Doesn't it depend on the data structure? Eg prepending to a list is actually cheaper with immutable data structures: you keep the original list and add a new head pointing to its head. Now you have two lists available in your program, but only one stored in memory. Yay!

whateveracct 2 days ago

Well luckily, Haskell is full of said "specialized structures."

containers and unordered-containers handle most of your needs and they only copy their trees' spines (O log n) on update.

eru 2 days ago

Haskell also support eg arrays with O(1) in-place updates just fine.

nesarkvechnep 3 days ago

Not really. You might want to look into “ Purely functional data structures” by Chris Okazaki.

whateveracct 2 days ago

It doesn't actually have "large memory allocations" due to immutable data structures. This is a meme that isn't true. Immutable data structures, especially at small scale, do not have huge performance penalties. You don't copy the entire structure over and over...you copy the O(log n) spine.

Haskell's GC is also fast when you are mostly generating garbage, which is inherently true for web server handlers.

butterisgood 2 days ago

Deforestation helps with that

A composition of catamorphic and anamorphic functions can eliminate a lot of the in-between allocations (a hylomorphism)

Basically it looks like you’re building a ton of intermediate structure then consuming it - meaning much of the in-between stuff can be eliminated.

Interesting optimizations and a little mind blowing when you see it.

nesarkvechnep 3 days ago

You obviously haven’t ran anything on the BEAM (Erlang’s VM).

michalsustr 3 days ago

Correct. Erlang also uses green threads?

jlouis 3 days ago

Yes. And immutable data structures.

When data is immutable, it can be freely shared. Changes to the data essentially uses copy-on-write. And it only writes the delta change, since you don't need a deep copy due to immutability. Add that the garbage collectors of Haskell and Erlang are designed to work with a high allocation rate and have 0 cost for dead data, and this is much faster than what people think.

The way you implement a webserver in either Haskell or Erlang is rather trivial. Whenever there's an incoming request, you make a thread to handle it. So you don't have 1 webserver serving 10k requests. You have 10k webservers serving 1 request each. And since they are started from the same core data, they'll share that due to immutability. See also old-style Apache or PHP and fork().

eru 2 days ago

Web servers handling lots of small requests are actually pretty easy to garbage collect to: you just delete all the data at the end of the request.
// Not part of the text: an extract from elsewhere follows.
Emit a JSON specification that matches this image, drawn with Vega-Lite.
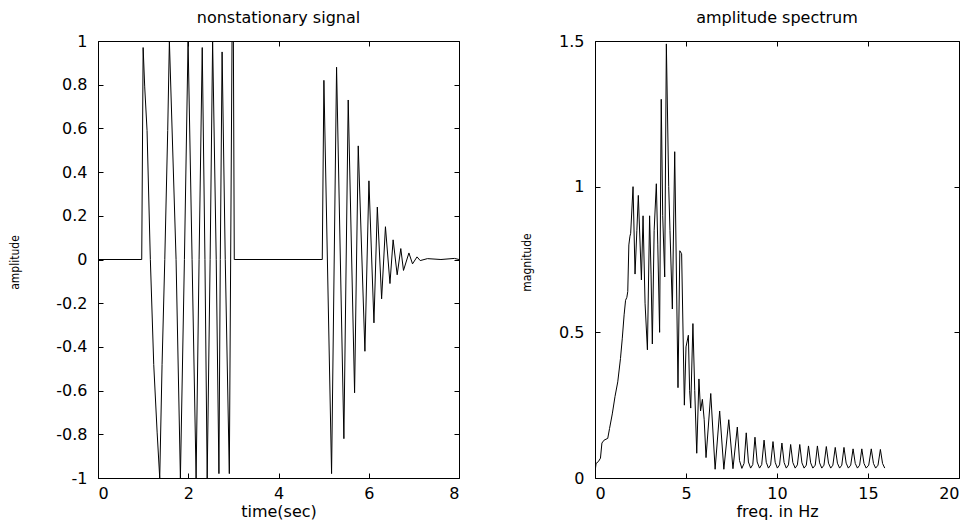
{
  "$schema": "https://vega.github.io/schema/vega-lite/v6.json",
  "background": "white",
  "padding": {"left": 7, "top": 9, "right": 14, "bottom": 3},
  "spacing": 136,
  "bounds": "flush",
  "config": {
    "font": "DejaVu Sans",
    "view": {"stroke": "black", "strokeWidth": 1},
    "axis": {
      "grid": false,
      "domain": false,
      "offset": -5,
      "tickSize": 5,
      "tickColor": "black",
      "tickWidth": 1,
      "labelColor": "black",
      "labelFont": "DejaVu Sans",
      "labelFontSize": 16,
      "titleFont": "DejaVu Sans",
      "titleFontWeight": "normal",
      "titleColor": "black",
      "labelExpr": "datum.value < 0 ? '-' + format(-datum.value, '') : format(datum.value, '')"
    },
    "axisX": {"labelPadding": 7, "titleFontSize": 16, "titlePadding": 2},
    "axisY": {"labelPadding": 11, "titleFontSize": 12, "titleFont": "DejaVu Sans Condensed"},
    "title": {"font": "DejaVu Sans", "fontSize": 16, "fontWeight": "normal", "color": "black", "offset": 7}
  },
  "datasets": {
    "signal": [
      {"t": 0, "amp": 0}, {"t": 0.969, "amp": 0}, {"t": 1.0, "amp": 0.97}, {"t": 1.035, "amp": 0.79},
      {"t": 1.087, "amp": 0.59}, {"t": 1.16, "amp": 0}, {"t": 1.235, "amp": -0.48}, {"t": 1.31, "amp": -0.79},
      {"t": 1.368, "amp": -1.0}, {"t": 1.42, "amp": -0.48}, {"t": 1.48, "amp": 0}, {"t": 1.545, "amp": 0.59},
      {"t": 1.582, "amp": 1.0}, {"t": 1.73, "amp": 0}, {"t": 1.826, "amp": -1.0}, {"t": 1.915, "amp": 0},
      {"t": 1.996, "amp": 1.0}, {"t": 2.085, "amp": 0}, {"t": 2.174, "amp": -1.0}, {"t": 2.24, "amp": 0},
      {"t": 2.31, "amp": 0.97}, {"t": 2.37, "amp": 0}, {"t": 2.42, "amp": -1.0}, {"t": 2.485, "amp": 0},
      {"t": 2.54, "amp": 1.0}, {"t": 2.62, "amp": 0}, {"t": 2.68, "amp": -0.98}, {"t": 2.71, "amp": 0},
      {"t": 2.75, "amp": 0.95}, {"t": 2.82, "amp": 0}, {"t": 2.91, "amp": -0.98}, {"t": 2.97, "amp": 1.0},
      {"t": 3.0, "amp": 1.0}, {"t": 3.02, "amp": 0}, {"t": 4.97, "amp": 0}, {"t": 5.006, "amp": 0.82},
      {"t": 5.176, "amp": -0.98}, {"t": 5.287, "amp": 0.88}, {"t": 5.449, "amp": -0.82}, {"t": 5.545, "amp": 0.73},
      {"t": 5.686, "amp": -0.61}, {"t": 5.767, "amp": 0.52}, {"t": 5.915, "amp": -0.42}, {"t": 6.004, "amp": 0.36},
      {"t": 6.115, "amp": -0.29}, {"t": 6.19, "amp": 0.24}, {"t": 6.285, "amp": -0.18}, {"t": 6.37, "amp": 0.15},
      {"t": 6.47, "amp": -0.11}, {"t": 6.54, "amp": 0.09}, {"t": 6.63, "amp": -0.07}, {"t": 6.71, "amp": 0.05},
      {"t": 6.77, "amp": -0.05}, {"t": 6.89, "amp": 0.03}, {"t": 6.97, "amp": -0.02}, {"t": 7.07, "amp": 0.012},
      {"t": 7.14, "amp": -0.005}, {"t": 7.3, "amp": 0.004}, {"t": 7.6, "amp": 0.0}, {"t": 7.9, "amp": 0.005},
      {"t": 8.0, "amp": 0.0}
    ],
    "spectrum": [
      {"f": 0, "m": 0.02}, {"f": 0.06, "m": 0.05}, {"f": 0.18, "m": 0.056}, {"f": 0.3, "m": 0.068},
      {"f": 0.38, "m": 0.12}, {"f": 0.5, "m": 0.13}, {"f": 0.7, "m": 0.136}, {"f": 0.8, "m": 0.17},
      {"f": 0.95, "m": 0.22}, {"f": 1.1, "m": 0.28}, {"f": 1.25, "m": 0.33}, {"f": 1.4, "m": 0.41},
      {"f": 1.5, "m": 0.48}, {"f": 1.6, "m": 0.56}, {"f": 1.68, "m": 0.61}, {"f": 1.75, "m": 0.62},
      {"f": 1.8, "m": 0.64}, {"f": 1.86, "m": 0.8}, {"f": 1.92, "m": 0.83}, {"f": 1.96, "m": 0.84},
      {"f": 2.09, "m": 1.0}, {"f": 2.2, "m": 0.7}, {"f": 2.3, "m": 0.85}, {"f": 2.38, "m": 0.97},
      {"f": 2.55, "m": 0.68}, {"f": 2.64, "m": 0.9}, {"f": 2.75, "m": 0.6}, {"f": 2.88, "m": 0.44},
      {"f": 3.0, "m": 0.9}, {"f": 3.08, "m": 0.7}, {"f": 3.15, "m": 0.46}, {"f": 3.25, "m": 0.85},
      {"f": 3.37, "m": 1.01}, {"f": 3.45, "m": 0.8}, {"f": 3.55, "m": 0.5}, {"f": 3.64, "m": 1.3},
      {"f": 3.72, "m": 0.9}, {"f": 3.83, "m": 0.69}, {"f": 3.92, "m": 1.49}, {"f": 4.05, "m": 1.0},
      {"f": 4.12, "m": 0.85}, {"f": 4.25, "m": 0.58}, {"f": 4.38, "m": 1.12}, {"f": 4.56, "m": 0.31},
      {"f": 4.66, "m": 0.78}, {"f": 4.76, "m": 0.77}, {"f": 4.91, "m": 0.25}, {"f": 5.0, "m": 0.45},
      {"f": 5.13, "m": 0.49}, {"f": 5.2, "m": 0.3}, {"f": 5.26, "m": 0.24}, {"f": 5.38, "m": 0.53},
      {"f": 5.48, "m": 0.3}, {"f": 5.59, "m": 0.085}, {"f": 5.71, "m": 0.34}, {"f": 5.8, "m": 0.23},
      {"f": 5.9, "m": 0.27}, {"f": 6.0, "m": 0.2}, {"f": 6.1, "m": 0.07}, {"f": 6.36, "m": 0.29},
      {"f": 6.6, "m": 0.03}, {"f": 6.85, "m": 0.23}, {"f": 7.08, "m": 0.03}, {"f": 7.35, "m": 0.2},
      {"f": 7.58, "m": 0.032}, {"f": 7.82, "m": 0.175}, {"f": 7.94, "m": 0.06}, {"f": 8.07, "m": 0.033},
      {"f": 8.19, "m": 0.05}, {"f": 8.31, "m": 0.155}, {"f": 8.43, "m": 0.055}, {"f": 8.55, "m": 0.034},
      {"f": 8.67, "m": 0.046}, {"f": 8.79, "m": 0.14}, {"f": 8.91, "m": 0.055}, {"f": 9.04, "m": 0.034},
      {"f": 9.16, "m": 0.046}, {"f": 9.29, "m": 0.13}, {"f": 9.41, "m": 0.054}, {"f": 9.53, "m": 0.034},
      {"f": 9.65, "m": 0.045}, {"f": 9.78, "m": 0.125}, {"f": 9.9, "m": 0.054}, {"f": 10.02, "m": 0.034},
      {"f": 10.14, "m": 0.045}, {"f": 10.27, "m": 0.12}, {"f": 10.39, "m": 0.053}, {"f": 10.51, "m": 0.034},
      {"f": 10.63, "m": 0.045}, {"f": 10.75, "m": 0.115}, {"f": 10.87, "m": 0.053}, {"f": 11.0, "m": 0.034},
      {"f": 11.12, "m": 0.045}, {"f": 11.25, "m": 0.115}, {"f": 11.37, "m": 0.052}, {"f": 11.49, "m": 0.034},
      {"f": 11.61, "m": 0.044}, {"f": 11.73, "m": 0.11}, {"f": 11.85, "m": 0.052}, {"f": 11.97, "m": 0.034},
      {"f": 12.1, "m": 0.044}, {"f": 12.22, "m": 0.11}, {"f": 12.34, "m": 0.052}, {"f": 12.46, "m": 0.034},
      {"f": 12.58, "m": 0.044}, {"f": 12.71, "m": 0.108}, {"f": 12.83, "m": 0.051}, {"f": 12.95, "m": 0.034},
      {"f": 13.07, "m": 0.044}, {"f": 13.2, "m": 0.105}, {"f": 13.32, "m": 0.051}, {"f": 13.44, "m": 0.034},
      {"f": 13.56, "m": 0.044}, {"f": 13.68, "m": 0.105}, {"f": 13.8, "m": 0.051}, {"f": 13.92, "m": 0.034},
      {"f": 14.05, "m": 0.044}, {"f": 14.18, "m": 0.1}, {"f": 14.3, "m": 0.05}, {"f": 14.42, "m": 0.034},
      {"f": 14.54, "m": 0.044}, {"f": 14.66, "m": 0.1}, {"f": 14.78, "m": 0.05}, {"f": 14.9, "m": 0.034},
      {"f": 15.04, "m": 0.044}, {"f": 15.18, "m": 0.1}, {"f": 15.3, "m": 0.05}, {"f": 15.42, "m": 0.034},
      {"f": 15.55, "m": 0.044}, {"f": 15.68, "m": 0.098}, {"f": 15.8, "m": 0.05}, {"f": 15.92, "m": 0.034}
    ]
  },
  "hconcat": [
    {
      "width": 361,
      "height": 437,
      "title": "nonstationary signal",
      "data": {"name": "signal"},
      "layer": [
        {
          "mark": {"type": "line", "color": "black", "strokeWidth": 1, "clip": true},
          "encoding": {
            "x": {"field": "t", "type": "quantitative", "scale": {"domain": [0, 8], "nice": false, "zero": false},
                  "axis": {"orient": "bottom", "title": "time(sec)", "values": [0, 2, 4, 6, 8]}},
            "y": {"field": "amp", "type": "quantitative", "scale": {"domain": [-1, 1], "nice": false, "zero": false},
                  "axis": {"orient": "left", "title": "amplitude", "values": [-1, -0.8, -0.6, -0.4, -0.2, 0, 0.2, 0.4, 0.6, 0.8, 1],
                           "titleX": -89, "titleY": 221, "titleAngle": 270, "titleAlign": "center", "titleBaseline": "middle"}}
          }
        },
        {
          "mark": {"type": "line", "strokeOpacity": 0},
          "encoding": {
            "x": {"field": "t", "type": "quantitative", "axis": {"orient": "top", "title": null, "labels": false, "values": [0, 2, 4, 6, 8]}},
            "y": {"field": "amp", "type": "quantitative", "axis": {"orient": "right", "title": null, "labels": false, "values": [-1, -0.8, -0.6, -0.4, -0.2, 0, 0.2, 0.4, 0.6, 0.8, 1]}}
          }
        }
      ],
      "resolve": {"axis": {"x": "independent", "y": "independent"}}
    },
    {
      "width": 364,
      "height": 437,
      "title": "amplitude spectrum",
      "data": {"name": "spectrum"},
      "layer": [
        {
          "mark": {"type": "line", "color": "black", "strokeWidth": 1, "clip": true},
          "encoding": {
            "x": {"field": "f", "type": "quantitative", "scale": {"domain": [0, 20], "nice": false, "zero": false},
                  "axis": {"orient": "bottom", "title": "freq. in Hz", "values": [0, 5, 10, 15, 20]}},
            "y": {"field": "m", "type": "quantitative", "scale": {"domain": [0, 1.5], "nice": false, "zero": false},
                  "axis": {"orient": "left", "title": "magnitude", "values": [0, 0.5, 1, 1.5],
                           "titleX": -74, "titleY": 221, "titleAngle": 270, "titleAlign": "center", "titleBaseline": "middle"}}
          }
        },
        {
          "mark": {"type": "line", "strokeOpacity": 0},
          "encoding": {
            "x": {"field": "f", "type": "quantitative", "axis": {"orient": "top", "title": null, "labels": false, "values": [0, 5, 10, 15, 20]}},
            "y": {"field": "m", "type": "quantitative", "axis": {"orient": "right", "title": null, "labels": false, "values": [0, 0.5, 1, 1.5]}}
          }
        }
      ],
      "resolve": {"axis": {"x": "independent", "y": "independent"}}
    }
  ]
}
Either you have a specialised GC that works like this, or probably a good general generational GC can pick up on this pattern on its own.

jlouis 2 days ago

Or you do as Erlang's BEAM VM: each thread has it's own memory area which is GC'ed individually. This means upon request termination, you just terminate the thread and the memory is reclaimed with no need for a GC.

eru 1 day ago

In the abstract, this is very similar to spawning a unix process for every request, never free-ing any memory, and letting the memory allocation die with the process.

lemper 3 days ago

nah bro, warp is quite performant. think there were some consultancies that wrote haskal web app for their clients.